Required task |
Below are the records. Retype, exactly, the lines from the first through the line with "plt.rcParams['font.family'] = ['Liberation", and leave out the pictures.
START Provided records
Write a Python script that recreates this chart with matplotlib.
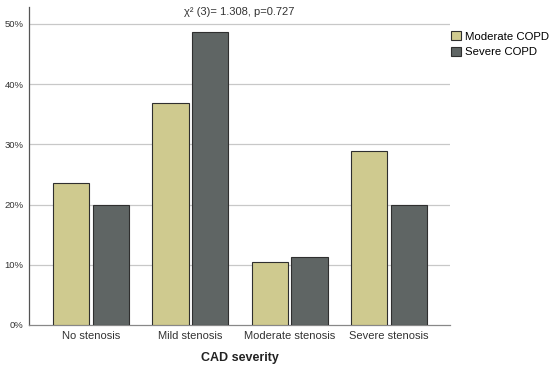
import numpy as np
import matplotlib.pyplot as plt
from matplotlib.patches import Patch

plt.rcParams['font.family'] = ['Liberation Sans', 'DejaVu Sans']

categories = ['No stenosis', 'Mild stenosis', 'Moderate stenosis', 'Severe stenosis']
moderate_copd = [23.6, 36.9, 10.5, 28.9]
severe_copd = [20.0, 48.7, 11.3, 20.0]
series_names = ['Moderate COPD', 'Severe COPD']
y_ticks = [0, 10, 20, 30, 40, 50]

col_mod = '#cfca8f'
col_sev = '#5f6564'
edge = '#2f2f2f'

fig = plt.figure(figsize=(5.5, 3.73), dpi=100)
ax = fig.add_axes([29 / 550, 1 - 325 / 373, 421 / 550, 318 / 373])

x = np.arange(len(categories))
w = 0.365
ax.bar(x - 0.2, moderate_copd, w, color=col_mod, edgecolor=edge, linewidth=0.8, zorder=3)
ax.bar(x + 0.2, severe_copd, w, color=col_sev, edgecolor=edge, linewidth=0.8, zorder=3)

ax.set_xlim(-0.625, 3.615)
ax.set_ylim(0, 52.8)
ax.set_yticks(y_ticks)
ax.set_yticklabels(['%d%%' % t for t in y_ticks], fontsize=6.8, color='#333333')
ax.set_xticks(x)
ax.set_xticklabels(categories, fontsize=8, color='#333333')
ax.tick_params(length=0, pad=4)
ax.tick_params(axis='y', pad=4)

for t in y_ticks[1:]:
    ax.axhline(t, color='#c8c8c8', linewidth=0.9, zorder=1)

for s in ['top', 'right']:
    ax.spines[s].set_visible(False)
ax.spines['left'].set_color('#555555')
ax.spines['bottom'].set_color('#888888')
ax.spines['left'].set_linewidth(0.9)
ax.spines['bottom'].set_linewidth(0.9)

ax.set_xlabel('CAD severity', fontsize=9, fontweight='bold', labelpad=8, color='#222222')
ax.text(0.5, 1 - 5 / 318, 'χ² (3)= 1.308, p=0.727', transform=ax.transAxes,
        ha='center', va='center', fontsize=8, color='#333333')

handles = [Patch(facecolor=col_mod, edgecolor=edge, linewidth=0.8),
           Patch(facecolor=col_sev, edgecolor=edge, linewidth=0.8)]
fig.legend(handles, series_names, loc='upper left', bbox_to_anchor=(451 / 550, 1 - 31 / 373),
           frameon=False, fontsize=8.2, handlelength=0.9, handleheight=0.9, handletextpad=0.3,
           labelspacing=0.45, borderpad=0, borderaxespad=0)

fig.savefig('out.png', dpi=100)
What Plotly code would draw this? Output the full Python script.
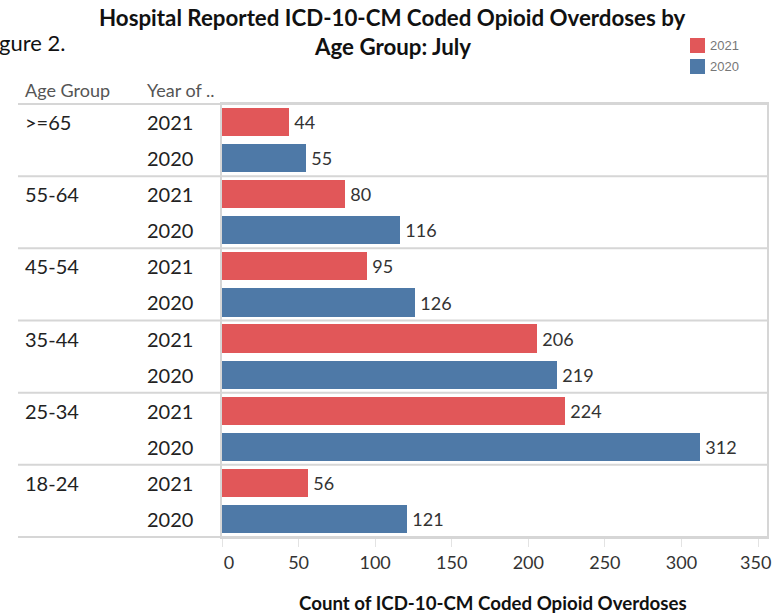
import plotly.graph_objects as go

# ---------------- data ----------------
age_groups = [">=65", "55-64", "45-54", "35-44", "25-34", "18-24"]
years = ["2021", "2020"]
values_2021 = [44, 80, 95, 206, 224, 56]
values_2020 = [55, 116, 126, 219, 312, 121]
x_ticks = [0, 50, 100, 150, 200, 250, 300, 350]

title_line1 = "Hospital Reported ICD-10-CM Coded Opioid Overdoses by"
title_line2 = "Age Group: July"
x_title = "Count of ICD-10-CM Coded Opioid Overdoses"

# ---------------- style ----------------
W, H = 778, 616
ML, MR, MT, MB = 222, 11, 104, 79
PW, PH = W - ML - MR, H - MT - MB
RED = "#E15759"
BLUE = "#4E79A7"
SEP = "#d6d6d6"
FONT = "Lato"
NB = "\u00a0"


def px(x):
    return (x - ML) / PW


def py(y):
    return (H - MB - y) / PH


n_rows = len(age_groups) * len(years)
rows_2021 = [2 * i for i in range(len(age_groups))]
rows_2020 = [2 * i + 1 for i in range(len(age_groups))]

fig = go.Figure()
for vals, rows, name, col in [(values_2021, rows_2021, "2021", RED),
                              (values_2020, rows_2020, "2020", BLUE)]:
    fig.add_trace(go.Bar(
        x=vals, y=rows, orientation="h", name=name,
        marker=dict(color=col, line=dict(width=0)), width=0.78,
        texttemplate="\u2009%{x}", textposition="outside",
        textfont=dict(family=FONT, size=18, color="#333333"),
        cliponaxis=False, constraintext="none", showlegend=False,
    ))

x_max = 350 * PW / 536.0

shapes = []
# header line and group separators
for k in range(len(age_groups) + 1):
    yy = 1 - (2 * k) / n_rows
    shapes.append(dict(type="line", xref="paper", yref="paper",
                       x0=px(18), x1=1, y0=yy, y1=yy,
                       line=dict(color=SEP, width=2)))
# legend squares
legend_items = [("2021", RED, 38), ("2020", BLUE, 59)]
annotations = []
for lab, col, top in legend_items:
    shapes.append(dict(type="rect", xref="paper", yref="paper",
                       x0=px(690), x1=px(705), y0=py(top + 15), y1=py(top),
                       fillcolor=col, line=dict(width=0)))
    annotations.append(dict(text=lab, xref="paper", yref="paper",
                            x=px(708), y=py(top + 7.5), xanchor="left", yanchor="middle",
                            showarrow=False,
                            font=dict(family="Liberation Sans", size=13, color="#777777")))

# row labels
for i, ag in enumerate(age_groups):
    annotations.append(dict(text=ag, xref="paper", yref="y", x=px(23), y=2 * i,
                            xanchor="left", yanchor="middle", showarrow=False,
                            font=dict(family=FONT, size=20, color="#222222")))
    for j, yr in enumerate(years):
        annotations.append(dict(text=yr, xref="paper", yref="y", x=px(145), y=2 * i + j,
                                xanchor="left", yanchor="middle", showarrow=False,
                                font=dict(family=FONT, size=20, color="#222222")))

# headers
annotations.append(dict(text="Age Group", xref="paper", yref="paper", x=px(23), y=py(90),
                        xanchor="left", yanchor="middle", showarrow=False,
                        font=dict(family=FONT, size=18, color="#555555")))
annotations.append(dict(text="Year of ..", xref="paper", yref="paper", x=px(145), y=py(90),
                        xanchor="left", yanchor="middle", showarrow=False,
                        font=dict(family=FONT, size=18, color="#555555")))

# titles
annotations.append(dict(text="<b>" + title_line1 + "</b>", xref="paper", yref="paper",
                        x=px(392), y=py(18), xanchor="center", yanchor="middle", showarrow=False,
                        font=dict(family=FONT, size=22.3, color="#111111")))
annotations.append(dict(text="<b>" + title_line2 + "</b>", xref="paper", yref="paper",
                        x=px(392), y=py(47), xanchor="center", yanchor="middle", showarrow=False,
                        font=dict(family=FONT, size=22.3, color="#111111")))
annotations.append(dict(text="gure 2.", xref="paper", yref="paper",
                        x=px(-3), y=py(42), xanchor="left", yanchor="middle", showarrow=False,
                        font=dict(family=FONT, size=22, color="#111111")))
# x axis title
annotations.append(dict(text="<b>" + x_title + "</b>", xref="paper", yref="paper",
                        x=px(493), y=py(603), xanchor="center", yanchor="middle", showarrow=False,
                        font=dict(family=FONT, size=18.7, color="#111111")))

# tick labels: first and last nudged inward like the original
tick_text = [str(t) for t in x_ticks]
tick_text[0] = NB * 3 + tick_text[0]
tick_text[-1] = tick_text[-1] + NB

fig.update_layout(
    width=W, height=H,
    margin=dict(l=ML, r=MR, t=MT, b=MB, pad=0, autoexpand=False),
    paper_bgcolor="white", plot_bgcolor="white",
    bargap=0, showlegend=False,
    shapes=shapes, annotations=annotations,
    xaxis=dict(range=[0, x_max], tickvals=x_ticks, ticktext=tick_text,
               showgrid=False, zeroline=False, showline=True, mirror=True,
               linecolor=SEP, linewidth=2, ticks="outside", ticklen=8, tickcolor="#e3e3e3",
               tickwidth=1, ticklabelstandoff=0, automargin=False,
               tickfont=dict(family=FONT, size=18, color="#333333"), fixedrange=True),
    yaxis=dict(range=[n_rows - 0.5, -0.5], showticklabels=False, showgrid=False,
               zeroline=False, showline=True, mirror=True, linecolor=SEP, linewidth=2,
               ticks="", fixedrange=True, automargin=False),
)

fig.write_html("out.html", post_script="document.body.style.margin='0px';",
               config={"displayModeBar": False})
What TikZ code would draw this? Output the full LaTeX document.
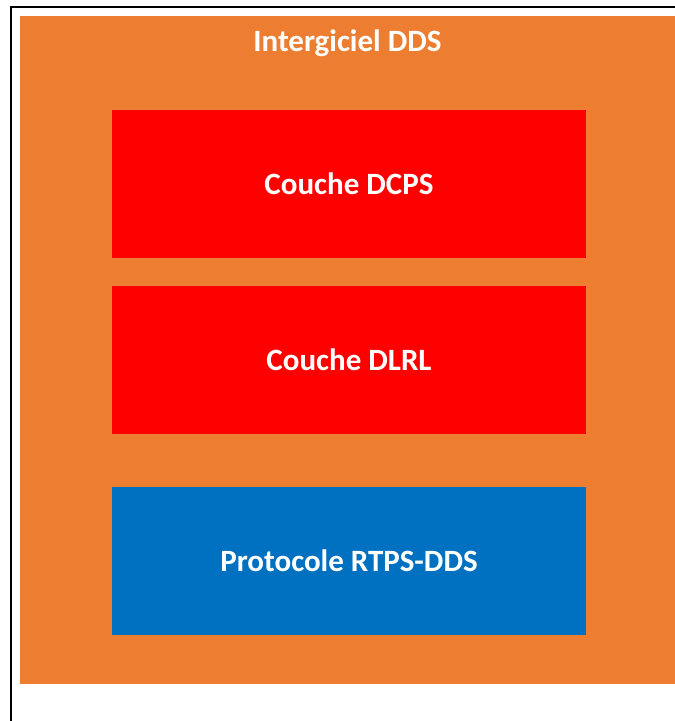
\documentclass[tikz,border=0pt]{standalone}
\usepackage{fontspec}
\setmainfont{Carlito}
\definecolor{ddsorange}{HTML}{ED7D31}
\definecolor{ddsred}{HTML}{FF0000}
\definecolor{ddsblue}{HTML}{0070C0}
\begin{document}
\begin{tikzpicture}[
    x=1pt, y=-1pt,
    layer/.style={minimum width=474pt, minimum height=148pt, inner sep=0pt,
      text=white, font=\fontsize{31}{37}\selectfont\bfseries},
    ]
    \useasboundingbox (0,0) rectangle (675,721);
    \node[fill=ddsorange, minimum width=655pt, minimum height=668pt,
      inner sep=0pt] (mw) at (347.5,350) {};
    \node[text=white, font=\fontsize{31}{37}\selectfont\bfseries]
      (title) at (347.5,43) {Intergiciel DDS};
    \node[layer, fill=ddsred] (dcps) at (349,184) {Couche DCPS};
    \node[layer, fill=ddsred] (dlrl) at (349,359.5) {Couche DLRL};
    \node[layer, fill=ddsblue] (rtps) at (349,560.5) {Protocole RTPS-DDS};
    \draw[line width=2pt] (675,7) -- (11,7) -- (11,721);
  \end{tikzpicture}
\end{document}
END Provided records
Final result |
Write a Python script that recreates this chart with matplotlib.
import numpy as np
import matplotlib.pyplot as plt
from matplotlib.patches import Patch

plt.rcParams['font.family'] = ['Liberation Sans', 'DejaVu Sans']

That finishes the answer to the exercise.